The Bible ends up being known only by much later copies. For the New Testament, scholars found some 5800 manuscripts in the Greek language. None are identical. There are some 500,000 textual differences.

As one study put it, there are “more variants than there are words…”

Midjourney (2023)

The religion was given a sacred text from God and set out to rewrite it.

That’s the story Christianity tells about itself. Around 250 A.D., the church father Origen writes:

“The differences among the manuscripts have become great, either through the negligence of some copyists or through the perverse audacity of others; they either neglect to check over what they have transcribed, or, in the process of checking, they make additions or deletions as they please.”

Christian scribes were well-known for ‘editing’.

Around 180 A.D., the pagan writer Celsus notes they “alter the original text of the Gospel three or four or many times, and modify it in order to be able to reject criticisms.”

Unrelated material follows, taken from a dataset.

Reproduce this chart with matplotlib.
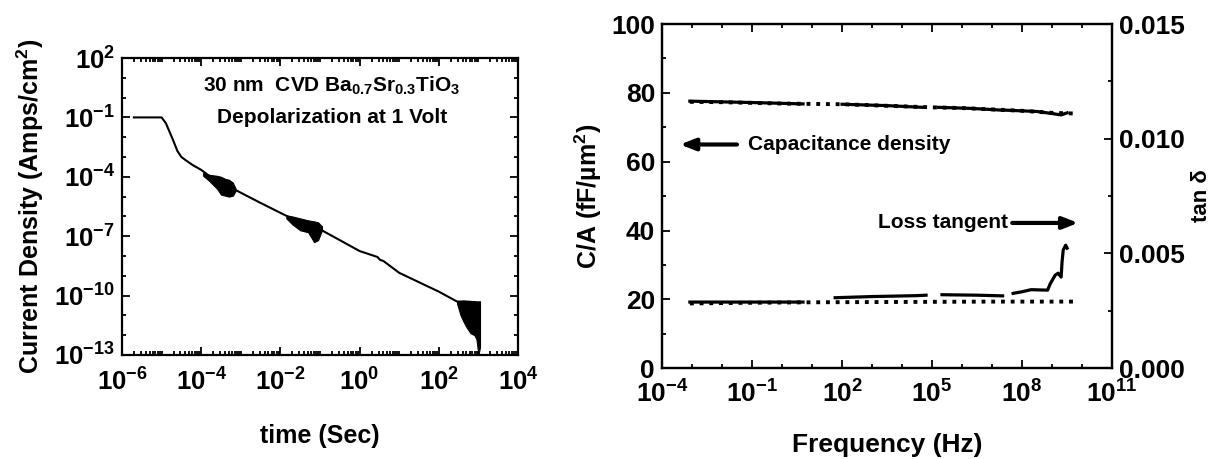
import numpy as np
import matplotlib
matplotlib.use('Agg')
import matplotlib.pyplot as plt
from matplotlib.ticker import LogLocator, MultipleLocator, NullFormatter, LogFormatterMathtext, FormatStrFormatter

plt.rcParams['font.family'] = ['Liberation Sans', 'DejaVu Sans']
plt.rcParams['font.weight'] = 'bold'
plt.rcParams['axes.labelweight'] = 'bold'
plt.rcParams['mathtext.fontset'] = 'custom'
plt.rcParams['mathtext.rm'] = 'Liberation Sans:bold'
plt.rcParams['mathtext.bf'] = 'Liberation Sans:bold'
plt.rcParams['mathtext.it'] = 'Liberation Sans:bold:italic'

# ---- left panel: depolarization current (log10 values)
t_exp = [-5.7, -5.0, -4.89, -4.72, -4.6, -4.5, -4.4, -4.22, -4.0, -3.7, -3.4, -3.13,
         -2.52, -1.82, -1.0, 0.0, 0.45, 0.52, 0.6, 1.0, 2.0, 2.46, 2.7, 3.04]
j_exp = [-1.0, -1.0, -1.3, -2.1, -2.7, -3.0, -3.15, -3.4, -3.65, -4.1, -4.45, -4.67,
         -5.3, -6.0, -6.65, -7.75, -8.05, -8.2, -8.25, -8.85, -9.8, -10.3, -10.3, -10.35]

# noise bursts: (time, upper, lower) exponents
burst1_t = [-3.95, -3.8, -3.6, -3.5, -3.4, -3.3, -3.2, -3.13]
burst1_hi = [-3.8, -3.9, -3.95, -4.0, -4.1, -4.15, -4.3, -4.6]
burst1_lo = [-3.95, -4.2, -4.6, -4.9, -4.95, -5.0, -4.95, -4.7]
burst2_t = [-1.85, -1.7, -1.5, -1.3, -1.15, -1.05, -0.95]
burst2_hi = [-5.95, -6.0, -6.1, -6.2, -6.25, -6.3, -6.5]
burst2_lo = [-6.1, -6.4, -6.7, -6.8, -7.3, -7.2, -6.7]
burst3_t = [2.46, 2.55, 2.62, 2.7, 2.8, 2.9, 2.95, 3.0, 3.04]
burst3_hi = [-10.3, -10.3, -10.25, -10.3, -10.3, -10.3, -10.35, -10.3, -10.3]
burst3_lo = [-10.4, -11.0, -11.3, -11.6, -11.9, -12.0, -12.2, -13.0, -12.6]

# ---- right panel: capacitance density (fF/um2) and loss tangent vs frequency
cap_dot_f = [-3.07, -2, -1, 0, 1, 2, 3, 4, 5, 6, 7, 8, 9, 9.77]
cap_dot_v = [77.4, 77.3, 77.1, 76.9, 76.8, 76.7, 76.4, 76.1, 75.8, 75.6, 75.2, 74.8, 74.2, 74.0]
cap_line_f = [-3.07, -1.0, 0.7, np.nan, 2.0, 3.5, 4.7, np.nan, 5.2, 6.3, 7.3, np.nan,
              7.4, 8.5, 9.0, 9.3, 9.5]
cap_line_v = [77.6, 77.2, 76.8, np.nan, 76.7, 76.3, 75.8, np.nan, 75.8, 75.5, 75.0, np.nan,
              75.0, 74.6, 74.0, 73.6, 74.2]

loss_dot_f = [-3.07, -1, 1, 3, 5, 7, 9, 9.77]
loss_dot_v = [0.00282, 0.00285, 0.00287, 0.00288, 0.00289, 0.0029, 0.0029, 0.0029]
loss_line_f = [-3.07, 0.7, np.nan, 1.77, 3.0, 4.5, 4.8, np.nan, 5.33, 6.5, 7.35, np.nan,
               7.7, 8.0, 8.3, 8.85, 8.93, 9.1, 9.2, 9.3, 9.33, 9.37, 9.45, 9.5]
loss_line_v = [0.00288, 0.00288, np.nan, 0.00307, 0.00312, 0.00316, 0.00318, np.nan,
               0.0032, 0.00318, 0.00315, np.nan,
               0.00326, 0.00333, 0.00342, 0.0034, 0.00366, 0.00405, 0.00414, 0.00397,
               0.00462, 0.00515, 0.00536, 0.00523]

NOTE_FS = 15


def style_axis(ax, size):
    for sp in ax.spines.values():
        sp.set_linewidth(1.6)
    ax.tick_params(which='both', direction='in', width=1.3, labelsize=size)
    ax.tick_params(which='major', length=6)
    ax.tick_params(which='minor', length=3)


fig = plt.figure(figsize=(12.2, 4.59), dpi=100)

# ---------------- left
ax1 = fig.add_axes([0.1, 0.2266, 0.3246, 0.647])
p = lambda e: 10.0 ** np.array(e)
ax1.plot(p(t_exp), p(j_exp), color='k', lw=1.5)
for bt, bh, bl in [(burst1_t, burst1_hi, burst1_lo),
                   (burst2_t, burst2_hi, burst2_lo),
                   (burst3_t, burst3_hi, burst3_lo)]:
    ax1.fill_between(p(bt), p(bl), p(bh), color='k', lw=0.8)

ax1.set_xscale('log')
ax1.set_yscale('log')
ax1.set_xlim(1e-6, 1e4)
ax1.set_ylim(1e-13, 1e2)
ax1.set_xticks([1e-6, 1e-4, 1e-2, 1e0, 1e2, 1e4])
ax1.set_yticks([1e-13, 1e-10, 1e-7, 1e-4, 1e-1, 1e2])
ax1.xaxis.set_minor_locator(LogLocator(base=10, subs=np.arange(1, 10), numticks=100))
ax1.yaxis.set_minor_locator(LogLocator(base=10, subs=(1.0,), numticks=100))
ax1.xaxis.set_minor_formatter(NullFormatter())
ax1.yaxis.set_minor_formatter(NullFormatter())
ax1.xaxis.set_major_formatter(LogFormatterMathtext())
ax1.yaxis.set_major_formatter(LogFormatterMathtext())
style_axis(ax1, 18.5)
ax1.tick_params(which='both', top=True, right=True)
ax1.tick_params(axis='x', pad=10)
ax1.tick_params(axis='y', pad=5)
ax1.set_xlabel('time (Sec)', fontsize=18, labelpad=20)
ax1.set_ylabel('Current Density (Amps/cm$^2$)', fontsize=18, labelpad=6)
ax1.text(0.53, 0.905, '30 nm  CVD Ba$_{0.7}$Sr$_{0.3}$TiO$_3$', transform=ax1.transAxes,
         ha='center', va='center', fontsize=NOTE_FS)
ax1.text(0.53, 0.80, 'Depolarization at 1 Volt', transform=ax1.transAxes,
         ha='center', va='center', fontsize=NOTE_FS)

# ---------------- right
ax2 = fig.add_axes([0.5426, 0.198, 0.369, 0.7495])
ax3 = ax2.twinx()

ax2.plot(p(cap_dot_f), cap_dot_v, color='k', lw=2.8, linestyle=(0, (1, 1.5)))
ax2.plot(p(cap_line_f), cap_line_v, color='k', lw=2.3)
ax3.plot(p(loss_dot_f), loss_dot_v, color='k', lw=2.8, linestyle=(0, (1, 1.5)))
ax3.plot(p(loss_line_f), loss_line_v, color='k', lw=2.3)

ax2.set_xscale('log')
ax2.set_xlim(1e-4, 1e11)
ax2.set_ylim(0, 100)
ax3.set_ylim(0, 0.015)
ax2.set_xticks([1e-4, 1e-1, 1e2, 1e5, 1e8, 1e11])
ax2.xaxis.set_minor_locator(LogLocator(base=10, subs=(1.0,), numticks=100))
ax2.xaxis.set_minor_formatter(NullFormatter())
ax2.xaxis.set_major_formatter(LogFormatterMathtext())
ax2.yaxis.set_major_locator(MultipleLocator(20))
ax2.yaxis.set_minor_locator(MultipleLocator(10))
ax3.yaxis.set_major_locator(MultipleLocator(0.005))
ax3.yaxis.set_minor_locator(MultipleLocator(0.0025))
ax3.yaxis.set_major_formatter(FormatStrFormatter('%.3f'))
style_axis(ax2, 19)
style_axis(ax3, 19)
ax2.tick_params(which='both', top=True, right=False)
ax2.tick_params(axis='x', pad=9)
ax2.tick_params(axis='y', pad=5)
ax3.tick_params(axis='y', pad=5)
ax2.set_xlabel('Frequency (Hz)', fontsize=19, labelpad=18)
ax2.set_ylabel('C/A (fF/µm$^2$)', fontsize=18, labelpad=5)
ax3.set_ylabel('tan δ', fontsize=16, labelpad=4)

arrow = dict(arrowstyle='-|>,head_length=0.9,head_width=0.35', lw=3, color='k',
             shrinkA=0, shrinkB=0)
ax2.annotate('', xy=(10 ** -3.4, 65), xytext=(10 ** -1.5, 65), arrowprops=arrow)
ax2.text(10 ** -1.13, 65, 'Capacitance density', ha='left', va='center', fontsize=NOTE_FS)
ax2.annotate('', xy=(10 ** 9.87, 42.2), xytext=(10 ** 7.67, 42.2), arrowprops=arrow)
ax2.text(10 ** 7.53, 42.2, 'Loss tangent', ha='right', va='center', fontsize=NOTE_FS)

fig.savefig('out.png', dpi=100)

Around 400 A.D., the Christian translator Jerome, likewise, complains that Christian copyists “write down not what they find but what they think is the meaning…”

I was raised Christian, and told the Bible is “inerrant.” What I see now is that if an original text survived, it would be a miracle.

Is the Old Testament perfectly preserved?

That’s what they said. Now I’m reading of the many versions of the Old Testament. When Origen set out to find all the distinctly different copies of it, he found six to seven.

There’s also the Samaritan Pentateuch, a distinctly different version whose details could totally re-write the whole story of the Bible.